DDIA: Chapter 6

Partitioning

For very large datasets or very high query throughput, replication is not enough
partitions (sharding, region, tablet, vnode, vBucket): a piece of data belongs to exactly one partition (most of the time); each partition acts as a small database
partitions serve the purpose of scalability
query throughput can be scaled by adding more nodes
complex queries can be parallelized across nodes

Partitioning and Replication

partitioning is usually combined with replication (scalability + fault tolerance)
a node may store more than one partition

Partitioning of Key-Value Data

should spread data and query load as evenly across nodes as possible
skewed: some partitions have more data or queries
hot spot: a partition with disproportionately high load
distributing randomly ensures evenness, but makes readsh ard

Partitioning by Key Range

key range partitioning: a partition owns all keys from a min to max; can sort on keys
assign a continuous range of keys to each partition
queries can be routed to appropriate ranges
ranges of keys may not be even (uneven data)
boundaries can be chosen manually or automatically
within a partition, can keep keys in osrted order
cons:
- access patterns can lead to hot spots, e.g. timeseries data partitioned by date => choose key carefully

Partitioning by Hash of Key

hash partitioning: a partition owwns a range of hashes; destroys ordering of keys
a good hash should make skewed data uniformly distributed
need not be cryptographically strong
consistent hashing: boundaries chose pseudorandomly (doesn’t work well)
cons:
- lose ability to do range queries (keys are scattered)
compound primary key: key is several columns, and only first part is hashed - rest is used for sorting data (Cassandra) - good for one-to-many relationships

Skewed Workloads and Relieving Hot Spots

responsibility of application to reduce skew (e.g. can add random number to beginning or end of key => consequence that reads have to do additional work and combine data from across keys)

Partitioning and Secondary Indexes

secondary indexes don’t map neatly to partitions

Partitioning Secondary Indexes by Document

document-partitioned indexes (local index): secondary indexes are stored in the same partition as the primary key and value
only a single partition needs to be updated on write
reading requires care: data may be scattered across partitions for a secondary index, requiring a read across all partitions
scatter/gather: read across all partitions and combine results (potentially expensive, but commonly used, e.g.

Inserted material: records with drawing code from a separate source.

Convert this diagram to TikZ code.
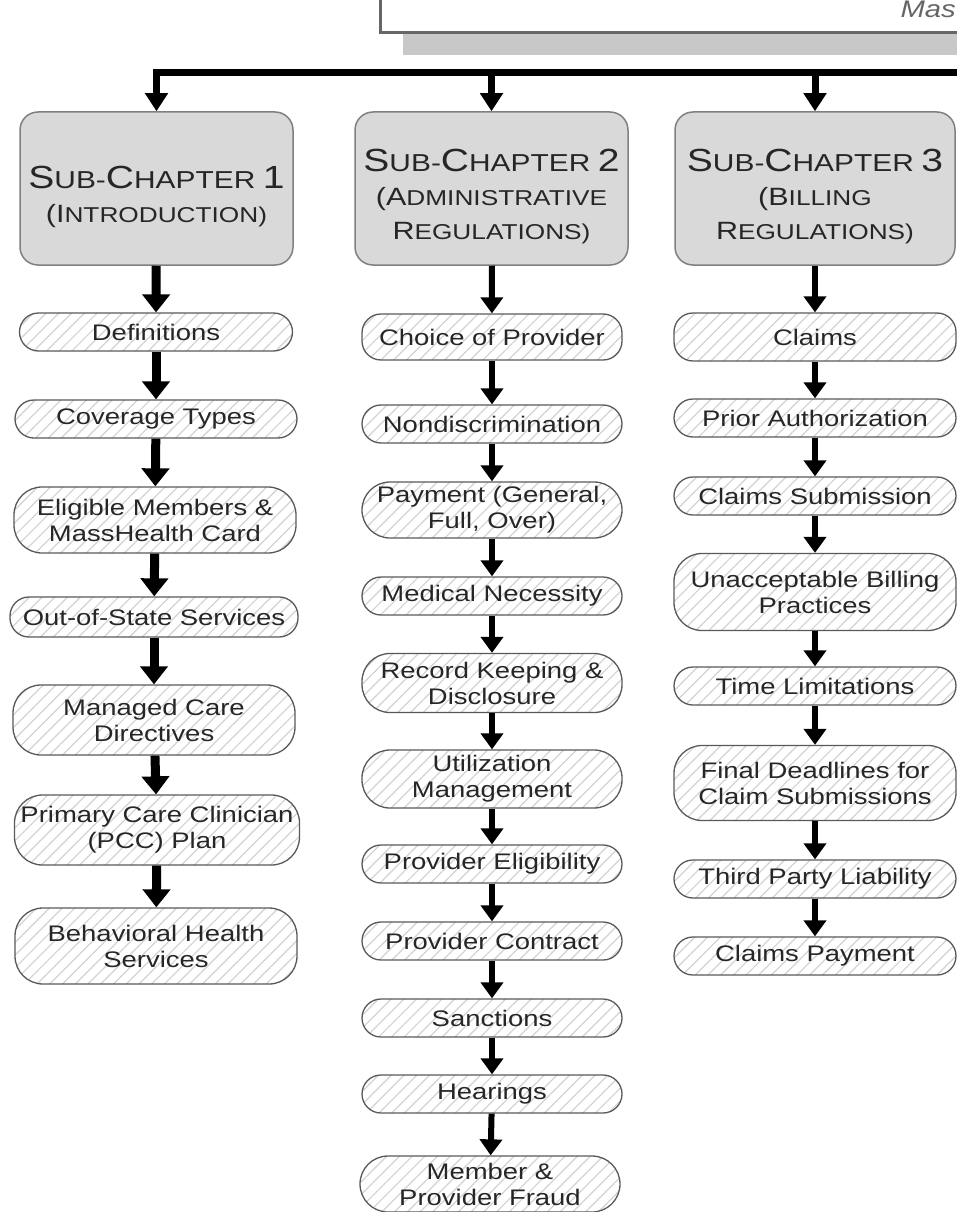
\documentclass[tikz,border=0pt]{standalone}
\usepackage{fontspec}
\setmainfont{Liberation Sans}[FakeStretch=1.22]
\usepackage{tikz}
\usetikzlibrary{arrows.meta,patterns.meta,positioning}

% fake small caps for the chapter headers
\newcommand{\capA}[1]{{\fontsize{32}{36}\selectfont #1}}
\newcommand{\capB}[1]{{\fontsize{24.5}{28}\selectfont #1}}
\newcommand{\capC}[1]{{\fontsize{25}{28}\selectfont #1}}
\newcommand{\capD}[1]{{\fontsize{21.5}{25}\selectfont #1}}

\begin{document}
\begin{tikzpicture}[
    x=1pt, y=-1pt,
    chap/.style={rectangle, draw=black!50, line width=1.5pt, fill=gray!30, rounded corners=18pt, minimum width=273pt, minimum height=153pt},
    chaptext/.style={align=center, text=black!85, font=\fontsize{22}{34}\selectfont},
    item/.style={rectangle, draw=black!65, line width=1.3pt, rounded corners=19pt, pattern={Lines[angle=45,distance=9pt,line width=1.2pt]}, pattern color=gray!35, align=center, inner sep=0pt, text=black!85, font=\fontsize{22.5}{26}\selectfont, minimum height=38pt},
    tall/.style={rounded corners=28pt},
    c1/.style={item, minimum width=282pt},
    c2/.style={item, minimum width=260pt},
    c3/.style={item, minimum width=282pt},
    link/.style={line width=6pt, -{Triangle[width=22pt,length=16pt]}},
    biglink/.style={line width=9pt, -{Triangle[width=27pt,length=18pt]}},
    bus/.style={line width=7pt, -{Triangle[width=22pt,length=18pt]}}
]
    \useasboundingbox (0,0) rectangle (957,1212);
    \clip (0,0) rectangle (957,1212);

    % Top box (cut off)
    \fill[gray!43] (403,10) rectangle (990,55);
    \draw[black!60, line width=3pt, fill=white] (380,-20) rectangle (990,33);
    \node[font=\itshape\fontsize{24}{24}\selectfont, text=black!60, anchor=base west] (mas) at (897,18) {Mas};

    % Headers
    \node[chap] (ch1) at (156.5,188.5) {};
    \node[chap] (ch2) at (491.5,188.5) {};
    \node[chap, minimum width=280pt] (ch3) at (815,188.5) {};
    \node[chaptext] (ch1t) at (156.5,197) {\capA{S}\capB{UB-}\capA{C}\capB{HAPTER} \capA{1}\\\capC{(I}\capD{NTRODUCTION)}};
    \node[chaptext] (ch2t) at (491.5,197) {\capA{S}\capB{UB-}\capA{C}\capB{HAPTER} \capA{2}\\\capC{(A}\capD{DMINISTRATIVE}\\\capC{R}\capD{EGULATIONS)}};
    \node[chaptext] (ch3t) at (815,197) {\capA{S}\capB{UB-}\capA{C}\capB{HAPTER} \capA{3}\\\capC{(B}\capD{ILLING}\\\capC{R}\capD{EGULATIONS)}};

    % Introduction column
    \node[c1, minimum width=273pt] (d1) at (156,332) {Definitions};
    \node[c1] (d2) at (156,419) {Coverage Types};
    \node[c1, tall, minimum height=66pt] (d3) at (155,520) {Eligible Members \&\\MassHealth Card};
    \node[c1, minimum width=288pt, minimum height=40pt] (d4) at (154,617) {Out-of-State Services};
    \node[c1, tall, minimum height=70pt] (d5) at (154,720) {Managed Care\\Directives};
    \node[c1, tall, minimum height=70pt, minimum width=285pt] (d6) at (157,830) {Primary Care Clinician\\(PCC) Plan};
    \node[c1, tall, minimum height=76pt] (d7) at (156,946) {Behavioral Health\\Services};

    % Administrative column
    \node[c2, minimum height=46pt] (a1) at (492,337) {Choice of Provider};
    \node[c2] (a2) at (492,424) {Nondiscrimination};
    \node[c2, tall, minimum height=56pt] (a3) at (492,510) {Payment (General,\\Full, Over)};
    \node[c2] (a4) at (492,596) {Medical Necessity};
    \node[c2, tall, minimum height=59pt] (a5) at (492,683) {Record Keeping \&\\Disclosure};
    \node[c2, tall, minimum height=58pt] (a6) at (492,779) {Utilization\\Management};
    \node[c2] (a7) at (492,864) {Provider Eligibility};
    \node[c2] (a8) at (492,941) {Provider Contract};
    \node[c2] (a9) at (492,1018) {Sanctions};
    \node[c2] (a10) at (492,1094) {Hearings};
    \node[c2, tall, minimum height=56pt] (a11) at (490,1184) {Member \&\\Provider Fraud};

    % Billing column
    \node[c3, minimum height=48pt] (b1) at (815,337) {Claims};
    \node[c3] (b2) at (815,418) {Prior Authorization};
    \node[c3] (b3) at (815,496) {Claims Submission};
    \node[c3, tall, minimum height=77pt] (b4) at (815,592) {Unacceptable Billing\\Practices};
    \node[c3] (b5) at (815,686) {Time Limitations};
    \node[c3, tall, minimum height=75pt] (b6) at (815,783) {Final Deadlines for\\Claim Submissions};
    \node[c3] (b7) at (815,879) {Third Party Liability};
    \node[c3] (b8) at (815,956) {Claims Payment};

    % Bus from the top box
    \coordinate (busR) at (990,73);
    \draw[bus] (busR) -| (ch1.north);
    \draw[bus] (ch2.north |- busR) -- (ch2.north);
    \draw[bus] (ch3.north |- busR) -- (ch3.north);

    % Arrows
    \draw[biglink] (ch1) -- (d1);
    \draw[biglink] (d1) -- (d2);
    \draw[biglink] (d2) -- (d3);
    \draw[biglink] (d3) -- (d4);
    \draw[biglink] (d4) -- (d5);
    \draw[biglink] (d5) -- (d6);
    \draw[biglink] (d6) -- (d7);

    \draw[link] (ch2) -- (a1);
    \draw[link] (a1) -- (a2);
    \draw[link] (a2) -- (a3);
    \draw[link] (a3) -- (a4);
    \draw[link] (a4) -- (a5);
    \draw[link] (a5) -- (a6);
    \draw[link] (a6) -- (a7);
    \draw[link] (a7) -- (a8);
    \draw[link] (a8) -- (a9);
    \draw[link] (a9) -- (a10);
    \draw[link] (a10) -- (a11);

    \draw[link] (ch3) -- (b1);
    \draw[link] (b1) -- (b2);
    \draw[link] (b2) -- (b3);
    \draw[link] (b3) -- (b4);
    \draw[link] (b4) -- (b5);
    \draw[link] (b5) -- (b6);
    \draw[link] (b6) -- (b7);
    \draw[link] (b7) -- (b8);
\end{tikzpicture}
\end{document}
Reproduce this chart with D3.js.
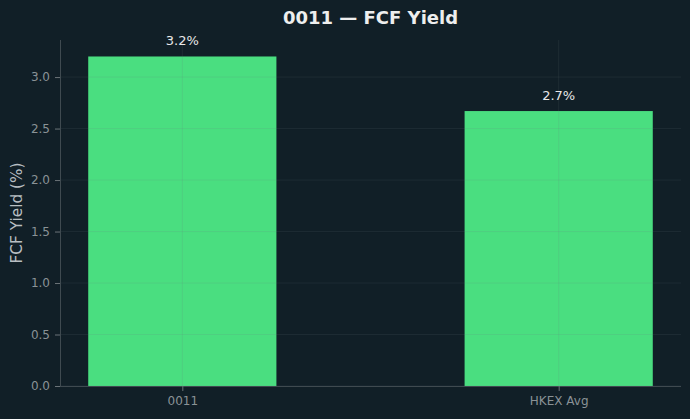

MongoDB, Riak, Cassandra, Elasticsearch, SolrCloud, VoltDB)
try to structure partitioning scheme so that secondary indexes are on a single partition

Partitioning Secondary Indexes by Term

term-partitioned indexes (global index): secondary indexes are partitioned separately using the indexed values (e.g. a range); covers data in all partitions
can make reads more efficient - just a request to the relevant partition and may include records from all partitions of the primary key
writes are slower since data from a single document may now be on multiple partitions
updates to global secondary indexes are often asynchronous due to the potential need for a distributed transaction

Rebalancing Partitions:

change can be due to query throughput, dataset size, machine failure, etc.
rebalancing: moving load from one node to another
after rebalancing, load should be shared fairly
during rebalancing, database should continue to accept reads/writes
minimize data moved

Strategies for rebalancing

hash mod N: could mod 10 hash key (hash as a decimal number)
- problematic: if the number of nodes changes, most of the keys will need to be moved from one node to another
- expensive and requires frequent rebalancing
fixed number of partitions: create many more partitions than nodes and assign several partitions to each nodes
- a new node added can steal partitions from every existing node
- only entire partitions are moved; old partition can be read during transfer
- can balance towards uneven hardware resources
- hard to choose the right number of partitions of size of the dataset is variable
dynamic partitioning: when a partition exceeds a threshold, it splits into two partitions (proportional to the size of the dataset)
- each partition is assigned to one node, each node can handle multiple partitions
- after splitting, a partition can be moved to another node
- caveat that an empty database starts with a single partition, which means until the threshold is hit, all processing is done by a single node
- pre-splitting: configure initial set of partitions on an empty database (e.g. on key distribution)
- can be used on key range-partitioned or hash-partitioned data
partitioning proportionally to nodes: make the number of partitions proportional to the number of nodes (Cassandra)
- fixed number of partitions per node; size of partition grows proportionately
- adding nodes will reduce sizes of partitions
- a new node randomly chooses a fixed number of existing partitions to split and takes half (may split unfairly)
- picking partition boundaries randomly requires hash-based partitioning

Operations: Automatic or Manually Rebalancing:

rebalancing is expensive and may overwhelm resources/result in cascading failure due to a node being busy and perceived as failing (triggering data to be moved off, increasing load even further)
fully automated rebalancing can be convenient but unpredictable

Request Routing

service discovery: how does a client know which partition to request to?
strategies:
- allow a client to contact any node (e.g. via round-robin load balancer), and keep forwarding until partition is found
- send all requests to a routing tier which determines the appropriate node (partition-aware load balancer)
- require clients be aware of partitioning; a client connects directly
how does a routing component learn about changes?
- separate coordination service (e.g. Zookeeper maintains authoritative mapping of partitions to nodes)
- gossip protocol: disseminate changes in cluster state, requests can be sent to any node and a node will forward to the appropriate node - puts more complexity in the database nodes but avoids external service (e.g. Cassandra, Riak)
- learn about routing changes from cluster nodes through routing tier (e.g. Couchbase)
suffient to use DNS for IP address

Parallel Query Execution

simple queries only read/write a single key (or scatter/gather)
massively parallel processing (MPP): breaks down a complex query into execution stages and partitions that can be executed in parallel on different nodes (e.g. join, filter, group, aggregate - often used for analytics)